### TASK
Restate the listing that follows word for word, without its pictures.

### SUPPLIED INFORMATION
====

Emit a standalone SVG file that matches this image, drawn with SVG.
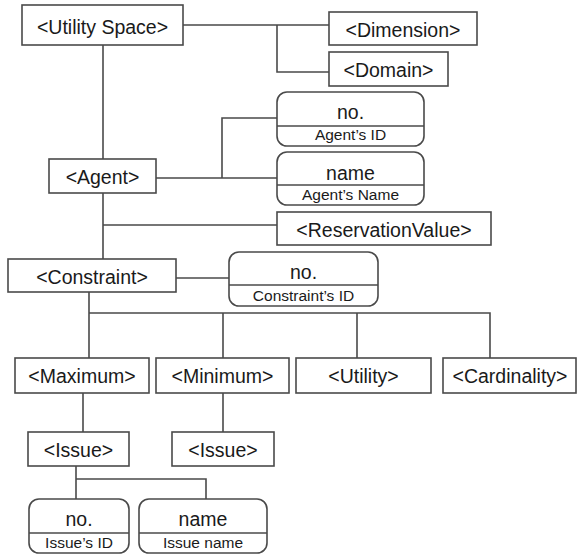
<svg xmlns="http://www.w3.org/2000/svg" width="578" height="556" viewBox="0 0 578 556">
<style>
  .box { fill: #ffffff; stroke: #4a4a4a; stroke-width: 1.6; }
  .div { stroke: #4a4a4a; stroke-width: 1.4; fill: none; }
  .conn { stroke: #4a4a4a; stroke-width: 1.6; fill: none; }
  .t { font-family: "Liberation Sans", Arial, sans-serif; font-size: 19.5px; fill: #1a1a1a; text-anchor: middle; }
  .s { font-family: "Liberation Sans", Arial, sans-serif; font-size: 15.5px; fill: #1a1a1a; text-anchor: middle; }
</style>
<rect width="578" height="556" fill="#ffffff"/>
<g id="connectors">
  <path class="conn" d="M103,45 V159"/>
  <path class="conn" d="M183,25 H329 M277,25 V72 H329"/>
  <path class="conn" d="M156,178 H277 M222,178 V118 H277"/>
  <path class="conn" d="M103,193 V259 M103,225 H277"/>
  <path class="conn" d="M176,278 H229"/>
  <path class="conn" d="M89,292 V358 M89,313 H490 V358 M223,313 V358 M357,313 V358"/>
  <path class="conn" d="M83,393 V432 M223,393 V432"/>
  <path class="conn" d="M76,466 V499 M76,479 H206 V499"/>
</g>
<g id="utility-space"><rect class="box" x="22" y="5" width="161" height="40"/><text class="t" x="102.5" y="33.5">&lt;Utility Space&gt;</text></g>
<g id="dimension"><rect class="box" x="329" y="12" width="148" height="33"/><text class="t" x="403" y="36.5">&lt;Dimension&gt;</text></g>
<g id="domain"><rect class="box" x="329" y="52" width="119" height="34"/><text class="t" x="388.5" y="76.5">&lt;Domain&gt;</text></g>
<g id="agent-no"><rect class="box" x="277" y="92" width="147" height="54" rx="10"/><line class="div" x1="277" y1="126" x2="424" y2="126"/><text class="t" x="350.5" y="119">no.</text><text class="s" x="350.5" y="140">Agent’s ID</text></g>
<g id="agent-name"><rect class="box" x="277" y="152" width="147" height="53" rx="10"/><line class="div" x1="277" y1="185" x2="424" y2="185"/><text class="t" x="350.5" y="179.5">name</text><text class="s" x="350.5" y="200">Agent’s Name</text></g>
<g id="agent"><rect class="box" x="49" y="159" width="107" height="34"/><text class="t" x="102.5" y="184">&lt;Agent&gt;</text></g>
<g id="reservation-value"><rect class="box" x="277" y="212" width="214" height="33"/><text class="t" x="384" y="236.5">&lt;ReservationValue&gt;</text></g>
<g id="constraint"><rect class="box" x="8" y="259" width="168" height="33"/><text class="t" x="92" y="283.5">&lt;Constraint&gt;</text></g>
<g id="constraint-no"><rect class="box" x="229" y="252" width="149" height="54" rx="10"/><line class="div" x1="229" y1="285" x2="378" y2="285"/><text class="t" x="303.5" y="279">no.</text><text class="s" x="303.5" y="300.5">Constraint’s ID</text></g>
<g id="maximum"><rect class="box" x="15" y="358" width="134" height="35"/><text class="t" x="82" y="382.5">&lt;Maximum&gt;</text></g>
<g id="minimum"><rect class="box" x="156" y="358" width="133" height="35"/><text class="t" x="222.5" y="382.5">&lt;Minimum&gt;</text></g>
<g id="utility"><rect class="box" x="296" y="358" width="135" height="35"/><text class="t" x="363.5" y="382.5">&lt;Utility&gt;</text></g>
<g id="cardinality"><rect class="box" x="443" y="358" width="133" height="35"/><text class="t" x="510" y="382.5">&lt;Cardinality&gt;</text></g>
<g id="issue-max"><rect class="box" x="28" y="432" width="101" height="34"/><text class="t" x="78.5" y="456.5">&lt;Issue&gt;</text></g>
<g id="issue-min"><rect class="box" x="172" y="432" width="102" height="34"/><text class="t" x="223" y="456.5">&lt;Issue&gt;</text></g>
<g id="issue-no"><rect class="box" x="29" y="499" width="100" height="54" rx="10"/><line class="div" x1="29" y1="533" x2="129" y2="533"/><text class="t" x="79" y="526">no.</text><text class="s" x="79" y="547.5">Issue’s ID</text></g>
<g id="issue-name"><rect class="box" x="139" y="499" width="128" height="54" rx="10"/><line class="div" x1="139" y1="533" x2="267" y2="533"/><text class="t" x="203" y="526">name</text><text class="s" x="203" y="547.5">Issue name</text></g>
</svg>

====

### RESULT OF THIS TASK
Emit a standalone SVG file that matches this image, drawn with SVG.
<svg xmlns="http://www.w3.org/2000/svg" width="578" height="556" viewBox="0 0 578 556">
<style>
  .box { fill: #ffffff; stroke: #4a4a4a; stroke-width: 1.6; }
  .div { stroke: #4a4a4a; stroke-width: 1.4; fill: none; }
  .conn { stroke: #4a4a4a; stroke-width: 1.6; fill: none; }
  .t { font-family: "Liberation Sans", Arial, sans-serif; font-size: 19.5px; fill: #1a1a1a; text-anchor: middle; }
  .s { font-family: "Liberation Sans", Arial, sans-serif; font-size: 15.5px; fill: #1a1a1a; text-anchor: middle; }
</style>
<rect width="578" height="556" fill="#ffffff"/>
<g id="connectors">
  <path class="conn" d="M103,45 V159"/>
  <path class="conn" d="M183,25 H329 M277,25 V72 H329"/>
  <path class="conn" d="M156,178 H277 M222,178 V118 H277"/>
  <path class="conn" d="M103,193 V259 M103,225 H277"/>
  <path class="conn" d="M176,278 H229"/>
  <path class="conn" d="M89,292 V358 M89,313 H490 V358 M223,313 V358 M357,313 V358"/>
  <path class="conn" d="M83,393 V432 M223,393 V432"/>
  <path class="conn" d="M76,466 V499 M76,479 H206 V499"/>
</g>
<g id="utility-space"><rect class="box" x="22" y="5" width="161" height="40"/><text class="t" x="102.5" y="33.5">&lt;Utility Space&gt;</text></g>
<g id="dimension"><rect class="box" x="329" y="12" width="148" height="33"/><text class="t" x="403" y="36.5">&lt;Dimension&gt;</text></g>
<g id="domain"><rect class="box" x="329" y="52" width="119" height="34"/><text class="t" x="388.5" y="76.5">&lt;Domain&gt;</text></g>
<g id="agent-no"><rect class="box" x="277" y="92" width="147" height="54" rx="10"/><line class="div" x1="277" y1="126" x2="424" y2="126"/><text class="t" x="350.5" y="119">no.</text><text class="s" x="350.5" y="140">Agent’s ID</text></g>
<g id="agent-name"><rect class="box" x="277" y="152" width="147" height="53" rx="10"/><line class="div" x1="277" y1="185" x2="424" y2="185"/><text class="t" x="350.5" y="179.5">name</text><text class="s" x="350.5" y="200">Agent’s Name</text></g>
<g id="agent"><rect class="box" x="49" y="159" width="107" height="34"/><text class="t" x="102.5" y="184">&lt;Agent&gt;</text></g>
<g id="reservation-value"><rect class="box" x="277" y="212" width="214" height="33"/><text class="t" x="384" y="236.5">&lt;ReservationValue&gt;</text></g>
<g id="constraint"><rect class="box" x="8" y="259" width="168" height="33"/><text class="t" x="92" y="283.5">&lt;Constraint&gt;</text></g>
<g id="constraint-no"><rect class="box" x="229" y="252" width="149" height="54" rx="10"/><line class="div" x1="229" y1="285" x2="378" y2="285"/><text class="t" x="303.5" y="279">no.</text><text class="s" x="303.5" y="300.5">Constraint’s ID</text></g>
<g id="maximum"><rect class="box" x="15" y="358" width="134" height="35"/><text class="t" x="82" y="382.5">&lt;Maximum&gt;</text></g>
<g id="minimum"><rect class="box" x="156" y="358" width="133" height="35"/><text class="t" x="222.5" y="382.5">&lt;Minimum&gt;</text></g>
<g id="utility"><rect class="box" x="296" y="358" width="135" height="35"/><text class="t" x="363.5" y="382.5">&lt;Utility&gt;</text></g>
<g id="cardinality"><rect class="box" x="443" y="358" width="133" height="35"/><text class="t" x="510" y="382.5">&lt;Cardinality&gt;</text></g>
<g id="issue-max"><rect class="box" x="28" y="432" width="101" height="34"/><text class="t" x="78.5" y="456.5">&lt;Issue&gt;</text></g>
<g id="issue-min"><rect class="box" x="172" y="432" width="102" height="34"/><text class="t" x="223" y="456.5">&lt;Issue&gt;</text></g>
<g id="issue-no"><rect class="box" x="29" y="499" width="100" height="54" rx="10"/><line class="div" x1="29" y1="533" x2="129" y2="533"/><text class="t" x="79" y="526">no.</text><text class="s" x="79" y="547.5">Issue’s ID</text></g>
<g id="issue-name"><rect class="box" x="139" y="499" width="128" height="54" rx="10"/><line class="div" x1="139" y1="533" x2="267" y2="533"/><text class="t" x="203" y="526">name</text><text class="s" x="203" y="547.5">Issue name</text></g>
</svg>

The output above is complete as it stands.